Mr Justice Andrew Smith said that his ruling did not necessarily mean that the banks’ overdraft charges were unfair, leaving the door wide open for further test cases against individual banks for unfair and excessive overdraft charges.

Since the row over bank charges first erupted in 2006, hundreds of thousands of aggrieved bank customers have taken their banks to the county court in a bid to reclaim penalty charges for overdrafts.

The BBC estimates the banks refunded about £784m to nearly 378,000 customers in 2007, but analysts at Credit Suisse estimate  the potential bill could be as high as £5bn.

Because of the number of claims was blocking up the county courts and the fact that county court judgement do not set a precedent, the OFT agreed in July 2007, with seven banks and the Nationwide building society, to bring a test case in the High Court to decide whether the OFT had the power under consumer contract regulations to regulate overdraft charges.

Further High Court hearings are expected in order to bring some clarification as to what is a fair level of charges.

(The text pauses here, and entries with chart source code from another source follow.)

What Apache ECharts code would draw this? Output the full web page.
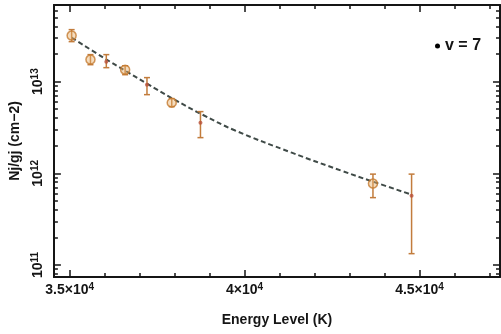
<!DOCTYPE html>
<html><head><meta charset="utf-8">
<script src="https://cdn.jsdelivr.net/npm/echarts@6/dist/echarts.min.js"></script>
<style>html,body{margin:0;padding:0;background:#fff}#c{width:501px;height:334px}</style>
</head><body><div id="c"></div>
<script>
// Measured points (energy level in K, column density Nj/gj in cm^-2)
const energy   = [35057, 35595, 36048, 36586, 37210, 37918, 38739, 43669, 44773];
const column   = [3.18e13, 1.74e13, 1.65e13, 1.35e13, 9.27e12, 5.9e12, 3.57e12, 7.73e11, 5.71e11];
const errLow   = [2.73e13, 1.53e13, 1.42e13, 1.19e13, 7.21e12, 5.34e12, 2.45e12, 5.43e11, 1.33e11];
const errHigh  = [3.69e13, 1.97e13, 1.97e13, 1.49e13, 1.106e13, 6.53e12, 4.71e12, 9.8e11, 9.8e11];
const markerKind = ['ring','ring','dot','ring','dot','ring','dot','ring','dot'];
// Dashed fit curve
const fitEnergy = [35057, 35963, 36586, 37210, 37946, 38796, 39731, 41346, 42762, 43669, 44773];
const fitColumn = [3.02e13, 1.83e13, 1.318e13, 9.5e12, 6.53e12, 4.36e12, 2.93e12, 1.68e12, 1.07e12, 8.11e11, 5.86e11];
// Ticks
const xMajor = [35000, 40000, 45000];
const xMinor = [36000, 37000, 38000, 39000, 41000, 42000, 43000, 44000, 46000, 47000];
const xLabels = {35000: '3.5×10{s|4}', 40000: '4×10{s|4}', 45000: '4.5×10{s|4}'};
const yMajor = [1e11, 1e12, 1e13];
const yMinor = [8e10, 9e10, 2e11, 3e11, 4e11, 5e11, 6e11, 7e11, 8e11, 9e11,
                2e12, 3e12, 4e12, 5e12, 6e12, 7e12, 8e12, 9e12, 2e13, 3e13, 4e13, 5e13, 6e13];
const yLabels = {1e11: '10{s|11}', 1e12: '10{s|12}', 1e13: '10{s|13}'};
const legendName = 'v = 7';

const FONT = 'Liberation Sans';
const INK = '#151515';
const rich = {
  s: {fontSize: 10, fontFamily: FONT, fontWeight: 'bold', color: INK, padding: [0, 0, 7, 0]}
};
const xMin = 34550, xMax = 47300, yMin = 7.4e10, yMax = 6.85e13;

function xAx(pos, ticks, len, line, labels) {
  return {
    type: 'value', min: xMin, max: xMax, position: pos,
    splitLine: {show: false},
    axisLine: {show: line, onZero: false, lineStyle: {color: INK, width: 2}},
    axisTick: {show: true, inside: true, length: len, customValues: ticks, lineStyle: {color: INK, width: 1.5}},
    axisLabel: labels ? {
      show: true, customValues: xMajor, margin: 5, color: INK, fontFamily: FONT, fontSize: 14, fontWeight: 'bold',
      formatter: v => xLabels[v] || '', rich: rich
    } : {show: false}
  };
}
function yAx(pos, ticks, len, line, labels) {
  return {
    type: 'log', logBase: 10, min: yMin, max: yMax, position: pos,
    splitLine: {show: false},
    axisLine: {show: line, onZero: false, lineStyle: {color: INK, width: 2}},
    axisTick: {show: true, inside: true, length: len, customValues: ticks, lineStyle: {color: INK, width: 1.5}},
    axisLabel: labels ? {
      show: true, customValues: yMajor, rotate: 90, margin: 7, color: INK, fontFamily: FONT, fontSize: 14, fontWeight: 'bold',
      formatter: v => yLabels[v] || '', rich: rich
    } : {show: false}
  };
}

const xAxes = [xAx('bottom', xMajor, 7, true, true), xAx('bottom', xMinor, 4, false, false),
               xAx('top', xMajor, 7, true, false), xAx('top', xMinor, 4, false, false)];
Object.assign(xAxes[0], {name: 'Energy Level (K)', nameLocation: 'middle', nameGap: 36,
  nameTextStyle: {color: INK, fontFamily: FONT, fontSize: 14, fontWeight: 'bold'}});
const yAxes = [yAx('left', yMajor, 7, true, true), yAx('left', yMinor, 4, false, false),
               yAx('right', yMajor, 7, true, false), yAx('right', yMinor, 4, false, false)];
Object.assign(yAxes[0], {name: 'Nj/gj (cm−2)', nameLocation: 'middle', nameGap: 26, nameRotate: 90,
  nameTextStyle: {color: INK, fontFamily: FONT, fontSize: 14, fontWeight: 'bold'}});

const ringData = [], dotData = [], errData = [];
energy.forEach((e, i) => {
  (markerKind[i] === 'ring' ? ringData : dotData).push([e, column[i]]);
  errData.push([e, errLow[i], errHigh[i]]);
});

const chart = echarts.init(document.getElementById('c'), null, {renderer: 'canvas'});
chart.setOption({
  animation: false,
  backgroundColor: '#fff',
  grid: {left: 50, right: 1, top: 5, bottom: 57, containLabel: false},
  xAxis: xAxes,
  yAxis: yAxes,
  legend: {
    left: 430, top: 33, itemWidth: 5, itemHeight: 5, itemGap: 5,
    data: [{name: legendName, icon: 'circle', itemStyle: {color: '#000'}}],
    textStyle: {color: INK, fontFamily: FONT, fontSize: 16, fontWeight: 'bold'}
  },
  series: [
    {
      name: legendName, type: 'line', xAxisIndex: 0, yAxisIndex: 0,
      data: fitEnergy.map((e, i) => [e, fitColumn[i]]),
      smooth: 0.4, showSymbol: false, symbol: 'none',
      lineStyle: {color: '#3f4a47', width: 2, type: [5, 3]}, z: 3
    },
    {
      type: 'custom', xAxisIndex: 0, yAxisIndex: 0, data: errData, z: 4,
      renderItem: function (params, api) {
        const x = api.value(0);
        const lo = api.coord([x, api.value(1)]);
        const hi = api.coord([x, api.value(2)]);
        const c = 3;
        const st = {stroke: '#c27c3c', lineWidth: 1.5};
        return {type: 'group', children: [
          {type: 'line', shape: {x1: lo[0], y1: lo[1], x2: hi[0], y2: hi[1]}, style: st},
          {type: 'line', shape: {x1: lo[0] - c, y1: lo[1], x2: lo[0] + c, y2: lo[1]}, style: st},
          {type: 'line', shape: {x1: hi[0] - c, y1: hi[1], x2: hi[0] + c, y2: hi[1]}, style: st}
        ]};
      }
    },
    {
      type: 'scatter', xAxisIndex: 0, yAxisIndex: 0, data: ringData, symbol: 'circle', symbolSize: 9, z: 5,
      itemStyle: {color: 'rgba(232,178,110,0.55)', borderColor: '#c47a30', borderWidth: 1.5}
    },
    {
      type: 'scatter', xAxisIndex: 0, yAxisIndex: 0, data: dotData, symbol: 'circle', symbolSize: 4, z: 5,
      itemStyle: {color: '#b8503a'}
    }
  ]
});
</script></body></html>
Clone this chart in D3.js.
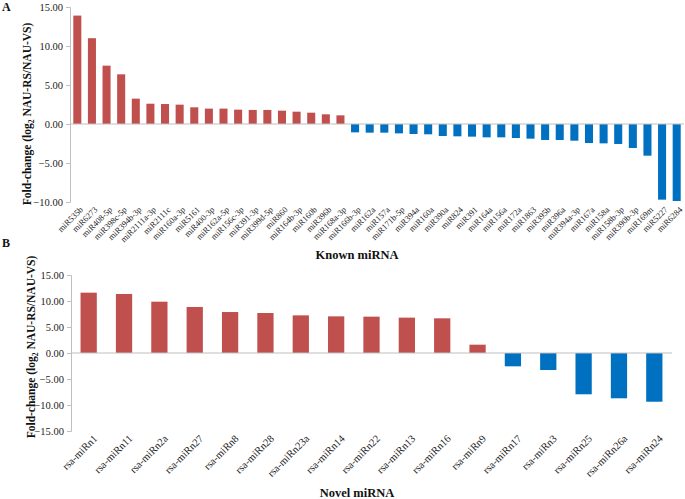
<!DOCTYPE html>
<html>
<head>
<meta charset="utf-8">
<script src="https://cdn.jsdelivr.net/npm/d3@7"></script>
<style>
html,body{margin:0;padding:0;background:#fff;}
svg{display:block;font-family:"Liberation Serif","Times New Roman",serif;}
</style>
</head>
<body>
<svg id="chart" width="685" height="499"></svg>
<script>
// Panel A: known miRNA
const knownCategories = ["miR535b","miR6273","miR408-5p","miR398c-5p","miR394b-3p","miR2111a-3p","miR2111c","miR160a-3p","miR5161","miR400-3p","miR162a-5p","miR156c-3p","miR391-3p","miR399d-5p","miR860","miR164b-3p","miR160b","miR396b","miR168a-3p","miR166b-3p","miR162a","miR157a","miR171b-5p","miR394a","miR160a","miR390a","miR824","miR391","miR164a","miR156a","miR172a","miR1863","miR395b","miR396a","miR394a-3p","miR167a","miR158a","miR158b-3p","miR390b-3p","miR169m","miR5227","miR6284"];
const knownValues = [13.9,11.0,7.48,6.37,3.25,2.6,2.56,2.48,2.14,1.97,1.97,1.84,1.8,1.8,1.71,1.58,1.45,1.24,1.11,
  -1.07,-1.11,-1.11,-1.2,-1.28,-1.32,-1.54,-1.58,-1.62,-1.71,-1.71,-1.8,-1.88,-2.05,-2.05,-2.14,-2.44,-2.48,-2.56,-3.08,-4.06,-9.7,-9.87];
const knownTicks = [15,10,5,0,-5,-10];

// Panel B: novel miRNA
const novelCategories = ["rsa-miRn1","rsa-miRn11","rsa-miRn2a","rsa-miRn27","rsa-miRn8","rsa-miRn28","rsa-miRn23a","rsa-miRn14","rsa-miRn22","rsa-miRn13","rsa-miRn16","rsa-miRn9","rsa-miRn17","rsa-miRn3","rsa-miRn25","rsa-miRn26a","rsa-miRn24"];
const novelValues = [11.6,11.35,9.87,8.85,7.88,7.69,7.24,7.05,6.99,6.8,6.67,1.6,-2.56,-3.27,-7.94,-8.71,-9.37];
const novelTicks = [15,10,5,0,-5,-10,-15];

const RED = "#C0504D", BLUE = "#0070C0", AXIS = "#BFBFBF";
const svg = d3.select("#chart");

function panel(cfg){
  const g = svg.append("g");
  const x = d3.scaleBand().domain(cfg.cats).range([cfg.x0, cfg.x1])
      .paddingInner(cfg.pad).paddingOuter(cfg.pad/2);
  const y = d3.scaleLinear().domain(cfg.domain).range([cfg.yBottom, cfg.yTop]);

  // y axis
  const ya = d3.axisLeft(y).tickValues(cfg.ticks).tickSize(4).tickFormat(d3.format(".2f"));
  const yg = g.append("g").attr("transform", `translate(${cfg.x0},0)`).call(ya);
  yg.select(".domain").attr("stroke", AXIS);
  yg.selectAll(".tick line").attr("stroke", AXIS);
  yg.selectAll(".tick text").attr("font-size", cfg.tickFont).attr("fill", "#222")
    .attr("font-family", '"Liberation Serif",serif').attr("x", -7);

  // bars
  g.selectAll("rect.bar").data(cfg.vals).join("rect")
    .attr("x", (d,i) => x(cfg.cats[i]))
    .attr("width", x.bandwidth())
    .attr("y", d => y(Math.max(0,d)))
    .attr("height", d => Math.abs(y(d) - y(0)))
    .attr("fill", d => d >= 0 ? RED : BLUE);

  // zero line
  g.append("line").attr("x1", cfg.x0).attr("x2", cfg.x1)
    .attr("y1", y(0)).attr("y2", y(0)).attr("stroke", AXIS).attr("stroke-width", 1);

  // category labels
  g.selectAll("text.cat").data(cfg.cats).join("text")
    .attr("font-size", cfg.catFont).attr("fill", "#222")
    .attr("text-anchor", "end")
    .attr("transform", d => `translate(${x(d) + x.bandwidth()/2 + cfg.labDx},${cfg.labY}) rotate(-45)`)
    .attr("dy", "0.7em")
    .text(d => d);

  // x title
  g.append("text").attr("x", cfg.titleX).attr("y", cfg.titleY)
    .attr("text-anchor", "middle").attr("font-weight", "bold").attr("font-size", 12.5)
    .attr("fill", "#111").text(cfg.title);

  // y title
  const yt = g.append("text").attr("text-anchor", "middle").attr("font-weight", "bold")
    .attr("font-size", 11.5).attr("fill", "#111")
    .attr("transform", `translate(${cfg.yTitleX},${cfg.yTitleY}) rotate(-90)`);
  yt.append("tspan").text("Fold-change (log");
  yt.append("tspan").attr("font-size", 7.5).attr("dy", 3).text("2");
  yt.append("tspan").attr("dy", -3).text(" NAU-RS/NAU-VS)");

  // panel letter
  g.append("text").attr("x", 2).attr("y", cfg.letterY).attr("font-weight", "bold")
    .attr("font-size", 12).attr("fill", "#111").text(cfg.letter);
}

panel({cats: knownCategories, vals: knownValues, ticks: knownTicks, domain: [-10,15],
  x0: 70, x1: 684, yTop: 7, yBottom: 202, pad: 0.45, tickFont: 10.5, catFont: 8.5,
  labY: 206, labDx: 2, title: "Known miRNA", titleX: 357, titleY: 259,
  yTitleX: 31, yTitleY: 114, letter: "A", letterY: 11});

panel({cats: novelCategories, vals: novelValues, ticks: novelTicks, domain: [-15,15],
  x0: 71, x1: 672, yTop: 275, yBottom: 431, pad: 0.54, tickFont: 10.5, catFont: 10.5,
  labY: 434, labDx: 4, title: "Novel miRNA", titleX: 357, titleY: 497,
  yTitleX: 35, yTitleY: 347, letter: "B", letterY: 247});
</script>
</body>
</html>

Banks typically charge £25-30 for a bounced cheque, but an ex Yorkshire Bank employee told the BBC last year that the actual cost to the bank of dealing with unauthorised overdrafts was just £2 per cheque.

The OFT has successfully forced banks to cut their credit card default charges to no more than £12 last year and earlier this month it ordered Clydesdale Bank to reduce penalty charges on its store cards from £22.50 to £12. It remains to be seen if it is as successful with bank overdraft charges.